Here a poetry excerpt (not necessarily representative of the content of the whole):
“Memories are sharp
and as clear as the blue sky
smiles etched on my heart.”
Or consider this brief excerpt from the intro to a short story titled, “The Junkyard Dog.”
“Charlie was a junkyard dog and had the scars to prove it. He was head of security of this fenced off mass of scrap metal, dotted with mounds of old tyres he called home, and he took his job very seriously.”
For pure escapist entertainment—a sci-fi techno thriller. Again, I’ll add just a bit to the short review for a better understanding of what it entails and whether it might be what you like.
Dark Matter, by Blake Crouch (review previously appeared on Views from Eagle Peak).
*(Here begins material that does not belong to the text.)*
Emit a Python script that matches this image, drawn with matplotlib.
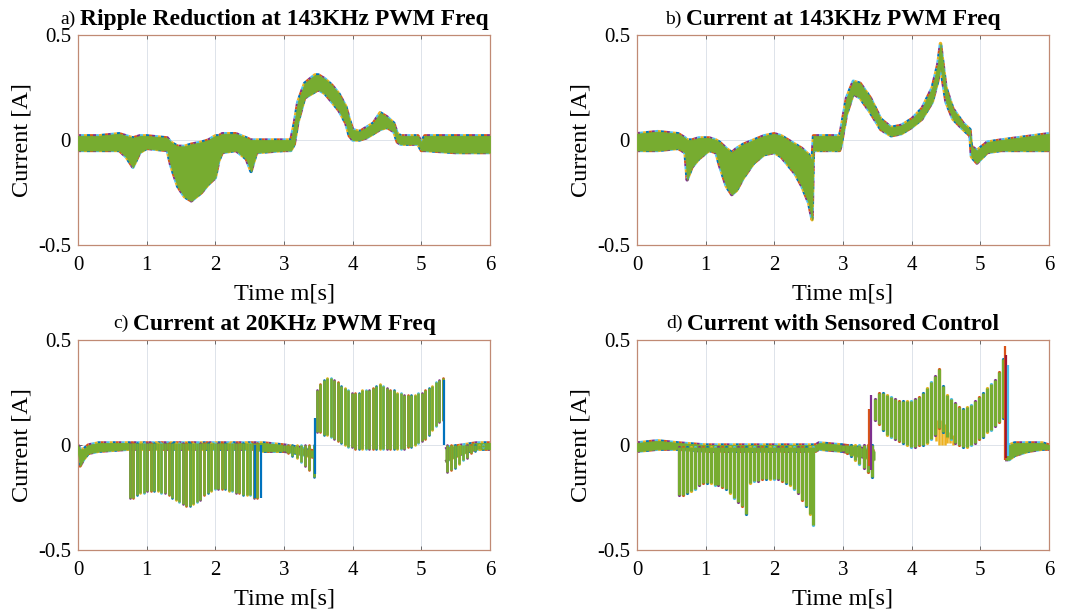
import numpy as np
import matplotlib
matplotlib.use("Agg")
import matplotlib.pyplot as plt

plt.rcParams['font.family'] = ['Liberation Serif', 'DejaVu Serif']

# MATLAB default line colours
BLUE = '#0072BD'
ORANGE = '#D95319'
YELLOW = '#EDB120'
PURPLE = '#7E2F8E'
GREEN = '#77AC30'
LBLUE = '#4DBEEE'
RED = '#A2142F'
FRINGE = [PURPLE, ORANGE, BLUE, YELLOW, LBLUE]

prefixes = ['a)', 'b)', 'c)', 'd)']
titles = ['Ripple Reduction at 143KHz PWM Freq', 'Current at 143KHz PWM Freq',
          'Current at 20KHz PWM Freq', 'Current with Sensored Control']
x_ticks = [0, 1, 2, 3, 4, 5, 6]
y_ticks = [-0.5, 0, 0.5]
y_tick_labels = ['-0.5', '0', '0.5']

# ---- panel a : envelope of the overlaid traces ----
a_t = [0, 0.3, 0.6, 0.7, 0.8, 0.9, 1.0, 1.3, 1.35, 1.45, 1.55, 1.65, 1.8, 1.9, 2.0, 2.05,
       2.1, 2.3, 2.45, 2.52, 2.6, 3.0, 3.1, 3.15, 3.2, 3.3, 3.45, 3.5, 3.6, 3.7, 3.8, 3.9,
       3.95, 4.0, 4.1, 4.2, 4.3, 4.4, 4.5, 4.6, 4.65, 4.7, 4.95, 5.0, 5.05, 5.5, 6.0]
a_hi = [0.02, 0.02, 0.03, 0.02, 0.01, 0.02, 0.02, 0.01, -0.01, -0.03, -0.03, -0.02, -0.01, 0.0,
        0.02, 0.02, 0.03, 0.03, 0.01, 0.0, 0.0, 0.0, 0.0, 0.08, 0.18, 0.27, 0.31, 0.31, 0.29,
        0.26, 0.22, 0.16, 0.10, 0.05, 0.04, 0.06, 0.08, 0.13, 0.11, 0.08, 0.03, 0.02, 0.02,
        -0.01, 0.02, 0.02, 0.02]
a_lo = [-0.05, -0.05, -0.05, -0.08, -0.13, -0.06, -0.04, -0.05, -0.12, -0.22, -0.27, -0.29,
        -0.25, -0.21, -0.18, -0.10, -0.06, -0.05, -0.09, -0.15, -0.06, -0.05, -0.05, -0.02,
        0.08, 0.20, 0.23, 0.24, 0.22, 0.18, 0.14, 0.08, 0.02, 0.0, 0.0, 0.01, 0.03, 0.05,
        0.06, 0.04, -0.01, -0.02, -0.02, -0.05, -0.05, -0.06, -0.06]

# ---- panel b ----
b_t = [0, 0.3, 0.6, 0.7, 0.73, 0.8, 0.9, 1.05, 1.15, 1.2, 1.3, 1.38, 1.45, 1.55, 1.7, 1.85,
       2.0, 2.1, 2.2, 2.3, 2.4, 2.5, 2.55, 2.57, 2.65, 2.95, 2.97, 3.05, 3.15, 3.25, 3.4,
       3.55, 3.7, 3.85, 4.0, 4.15, 4.3, 4.38, 4.42, 4.5, 4.6, 4.75, 4.85, 4.87, 4.95, 5.1,
       5.3, 6.0]
b_hi = [0.03, 0.04, 0.03, 0.01, 0.0, 0.0, 0.01, 0.01, 0.0, -0.01, -0.04, -0.06, -0.04, -0.02,
        0.0, 0.02, 0.03, 0.02, 0.0, -0.02, -0.04, -0.07, -0.10, 0.02, 0.02, 0.02, 0.05, 0.20,
        0.28, 0.27, 0.20, 0.10, 0.06, 0.07, 0.10, 0.15, 0.25, 0.36, 0.46, 0.25, 0.15, 0.08,
        0.05, -0.03, -0.05, -0.01, 0.0, 0.03]
b_lo = [-0.05, -0.05, -0.04, -0.06, -0.19, -0.13, -0.09, -0.05, -0.06, -0.12, -0.22, -0.26,
        -0.24, -0.18, -0.11, -0.07, -0.06, -0.08, -0.12, -0.16, -0.22, -0.30, -0.38, -0.05,
        -0.05, -0.05, -0.03, 0.12, 0.22, 0.20, 0.13, 0.05, 0.02, 0.03, 0.06, 0.10, 0.18,
        0.28, 0.35, 0.18, 0.10, 0.05, 0.02, -0.08, -0.11, -0.06, -0.05, -0.05]

# ---- panel c : 20 kHz ripple ----
c_band1_t = [0, 0.03, 0.08, 0.15, 0.3, 0.75, 1.5, 2.6, 2.7, 3.0, 3.2, 3.45]
c_band1_hi = [0.0, -0.02, -0.02, 0.0, 0.01, 0.01, 0.01, 0.01, 0.01, 0.0, -0.01, -0.03]
c_band1_lo = [-0.04, -0.10, -0.07, -0.04, -0.03, -0.02, -0.02, -0.02, -0.03, -0.03, -0.04, -0.06]
c_band2_t = [5.35, 5.4, 5.6, 5.8, 6.0]
c_band2_hi = [-0.02, -0.01, 0.0, 0.01, 0.01]
c_band2_lo = [-0.08, -0.07, -0.04, -0.02, -0.02]

c_neg_span = (0.75, 2.61)
c_neg_top = 0.01
c_neg_tip = [-0.25, -0.25, -0.24, -0.23, -0.23, -0.22, -0.22, -0.22, -0.22, -0.23,
             -0.23, -0.24, -0.25, -0.26, -0.27, -0.28, -0.29, -0.29, -0.28, -0.27,
             -0.26, -0.24, -0.23, -0.22, -0.21, -0.21, -0.21, -0.21, -0.22, -0.22,
             -0.23, -0.23, -0.24, -0.24, -0.24, -0.25, -0.25]
c_droop_span = (3.0, 3.43)
c_droop_top = 0.0
c_droop_tip = [-0.03, -0.04, -0.05, -0.06, -0.08, -0.10, -0.12, -0.15]
c_pos_span = (3.48, 5.31)
c_pos_hi = [0.26, 0.29, 0.31, 0.32, 0.32, 0.31, 0.30, 0.28, 0.27, 0.26,
            0.25, 0.25, 0.25, 0.26, 0.26, 0.26, 0.27, 0.28, 0.29, 0.28,
            0.27, 0.26, 0.26, 0.25, 0.25, 0.24, 0.24, 0.24, 0.24, 0.25,
            0.25, 0.26, 0.27, 0.28, 0.30, 0.31, 0.32]
c_pos_lo = [0.06, 0.06, 0.05, 0.05, 0.04, 0.03, 0.02, 0.01, 0.0, -0.01,
            -0.01, -0.02, -0.02, -0.02, -0.02, -0.02, -0.02, -0.02, -0.02, -0.02,
            -0.02, -0.02, -0.02, -0.02, -0.02, -0.02, -0.01, -0.01, 0.0, 0.01,
            0.02, 0.03, 0.05, 0.07, 0.09, 0.11, 0.12]
c_decay_span = (5.37, 5.9)
c_decay_top = 0.0
c_decay_tip = [-0.13, -0.12, -0.11, -0.09, -0.07, -0.06, -0.04, -0.03, -0.02, -0.01]
c_extra_t = [2.58, 2.66, 3.45, 5.33]
c_extra_lo = [-0.25, -0.25, -0.14, 0.0]
c_extra_hi = [0.0, 0.0, 0.13, 0.31]

# ---- panel d : sensored control ----
d_band1_t = [0, 0.3, 0.6, 1.0, 2.6, 2.65, 3.0, 3.2, 3.46]
d_band1_hi = [0.01, 0.02, 0.01, 0.0, 0.0, 0.01, 0.0, -0.01, -0.03]
d_band1_lo = [-0.03, -0.02, -0.02, -0.03, -0.03, -0.02, -0.03, -0.05, -0.07]
d_band2_t = [5.36, 5.42, 5.5, 5.7, 5.9, 6.0]
d_band2_hi = [-0.01, 0.0, 0.01, 0.01, 0.01, 0.0]
d_band2_lo = [-0.07, -0.07, -0.05, -0.03, -0.02, -0.02]

d_neg_span = (0.61, 2.57)
d_neg_top = -0.01
d_neg_tip = [-0.24, -0.24, -0.23, -0.22, -0.21, -0.19, -0.18, -0.18, -0.18, -0.19, -0.19,
             -0.20, -0.21, -0.23, -0.25, -0.27, -0.29, -0.33, -0.18, -0.17, -0.17, -0.16,
             -0.16, -0.16, -0.16, -0.16, -0.17, -0.18, -0.19, -0.21, -0.23, -0.26, -0.29,
             -0.33, -0.38]
d_droop_span = (3.0, 3.42)
d_droop_top = 0.0
d_droop_tip = [-0.03, -0.04, -0.05, -0.07, -0.09, -0.11, -0.13, -0.15]
d_pos_span = (3.47, 5.33)
d_pos_hi = [0.22, 0.25, 0.25, 0.24, 0.23, 0.22, 0.21, 0.21, 0.21, 0.21, 0.22, 0.23, 0.25,
            0.27, 0.30, 0.33, 0.36, 0.28, 0.24, 0.22, 0.20, 0.18, 0.17, 0.18, 0.19, 0.21,
            0.23, 0.25, 0.27, 0.29, 0.31, 0.35, 0.41]
d_pos_lo = [0.12, 0.10, 0.07, 0.05, 0.04, 0.03, 0.02, 0.01, 0.0, -0.01, -0.01, 0.0, 0.0,
            0.01, 0.03, 0.05, 0.08, 0.06, 0.04, 0.03, 0.01, 0.0, -0.01, -0.01, 0.0, 0.01,
            0.03, 0.04, 0.06, 0.07, 0.09, 0.11, 0.13]
d_extra_t = [3.38, 3.41, 5.36, 5.38, 5.40]
d_extra_lo = [-0.10, -0.12, -0.07, -0.06, -0.05]
d_extra_hi = [0.17, 0.24, 0.47, 0.43, 0.38]
d_yellow_t = [4.36, 4.40, 4.44, 4.48, 4.52, 4.56, 4.60]
d_yellow_lo = [0.02, 0.0, 0.0, 0.0, 0.01, 0.01, 0.0]
d_yellow_hi = [0.12, 0.15, 0.12, 0.10, 0.08, 0.06, 0.05]


def draw_band(ax, t, hi, lo):
    # coloured fringes of the underlying traces, green trace on top
    for i, c in enumerate(FRINGE):
        for y in (hi, lo):
            ax.plot(t, y, color=c, lw=2.4, linestyle=(i * 0.9, (0.9, 3.6)),
                    dash_capstyle='butt', zorder=2)
    ax.fill_between(t, lo, hi, color=GREEN, lw=0.6, edgecolor=GREEN, zorder=3)


def draw_teeth(ax, span, lo, hi, lw=1.9):
    n = len(lo) if np.ndim(lo) else len(hi)
    t = np.linspace(span[0], span[1], n)
    lo = np.broadcast_to(lo, t.shape)
    hi = np.broadcast_to(hi, t.shape)
    cols = [FRINGE[i % len(FRINGE)] for i in range(n)]
    under = ax.vlines(t, lo, hi, colors=cols, lw=lw, zorder=4)
    under.set_capstyle('round')
    top = ax.vlines(t, lo, hi, colors=GREEN, lw=lw, zorder=5)
    top.set_capstyle('butt')


def style_axes(ax, prefix, title):
    ax.set_xlim(0, 6)
    ax.set_ylim(-0.5, 0.5)
    ax.set_xticks(x_ticks)
    ax.set_yticks(y_ticks)
    ax.set_yticklabels(y_tick_labels)
    ax.grid(True, color='#dde3ea', lw=0.7)
    ax.set_axisbelow(True)
    ax.tick_params(direction='in', length=3, width=0.6, labelsize=15, pad=5,
                   top=True, right=True, color='#555555')
    ax.tick_params(axis='x', pad=8)
    for s in ax.spines.values():
        s.set_color('#c08a74')
        s.set_linewidth(0.9)
    ax.set_xlabel('Time m[s]', fontsize=17.5, labelpad=6)
    ax.set_ylabel('Current [A]', fontsize=17.5, labelpad=4)
    t = ax.set_title(title, fontsize=16.9, fontweight='bold', pad=7)
    ax.annotate(prefix, xy=(0, 0), xycoords=t, xytext=(-3, 2), textcoords='offset points',
                ha='right', va='bottom', fontsize=14)


fig = plt.figure(figsize=(10.77, 6.14), dpi=100)
W, H = 1077, 614
axw, axh = 412 / W, 210 / H
ax_a = fig.add_axes([78 / W, 1 - 245 / H, axw, axh])
ax_b = fig.add_axes([637 / W, 1 - 245 / H, axw, axh])
ax_c = fig.add_axes([78 / W, 1 - 550 / H, axw, axh])
ax_d = fig.add_axes([637 / W, 1 - 550 / H, axw, axh])

draw_band(ax_a, a_t, a_hi, a_lo)
draw_band(ax_b, b_t, b_hi, b_lo)

draw_band(ax_c, c_band1_t, c_band1_hi, c_band1_lo)
draw_band(ax_c, c_band2_t, c_band2_hi, c_band2_lo)
draw_teeth(ax_c, c_neg_span, c_neg_tip, c_neg_top)
draw_teeth(ax_c, c_droop_span, c_droop_tip, c_droop_top)
draw_teeth(ax_c, c_pos_span, c_pos_lo, c_pos_hi)
draw_teeth(ax_c, c_decay_span, c_decay_tip, c_decay_top)
ax_c.vlines(c_extra_t, c_extra_lo, c_extra_hi, colors=BLUE, lw=1.6, zorder=6)

draw_band(ax_d, d_band1_t, d_band1_hi, d_band1_lo)
draw_band(ax_d, d_band2_t, d_band2_hi, d_band2_lo)
ax_d.vlines(d_yellow_t, d_yellow_lo, d_yellow_hi, colors=YELLOW, lw=1.8, zorder=4)
draw_teeth(ax_d, d_neg_span, d_neg_tip, d_neg_top, lw=2.3)
draw_teeth(ax_d, d_droop_span, d_droop_tip, d_droop_top, lw=2.3)
draw_teeth(ax_d, d_pos_span, d_pos_lo, d_pos_hi, lw=2.3)
ax_d.vlines(d_extra_t, d_extra_lo, d_extra_hi,
            colors=[ORANGE, PURPLE, ORANGE, RED, LBLUE], lw=1.6, zorder=6)

for ax, p, ttl in zip([ax_a, ax_b, ax_c, ax_d], prefixes, titles):
    style_axes(ax, p, ttl)

fig.savefig('out.png', dpi=100)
Hardly needs another review, but I’ll say this–it was hard to put down. Also, very scary. Makes you wonder if this could happen to you. Not the kind of book you want to read if you have any sort of mental insecurities or disabilities. Do you believe in string theory? Parallel universes or the multiverse? Can you imagine what it would be like traveling between them and not losing your mind? Blake Crouch will help you with that in this book. He’ll also inspire other authors like me to go further in my own writing world. It’s a great book. I don’t give a lot of five stars, but this one deserved it, in my opinion.
Here’s a brief blurb/synopsis of the start: Physics professor Jason Dessen is kidnapped at gunpoint while walking home. He wakes up in a lab, having been injected by the kidnapper with some unknown drug. He learns that in this world, that his wife, home and son are not his—although he as a memory of them. It only gets more complicated from there.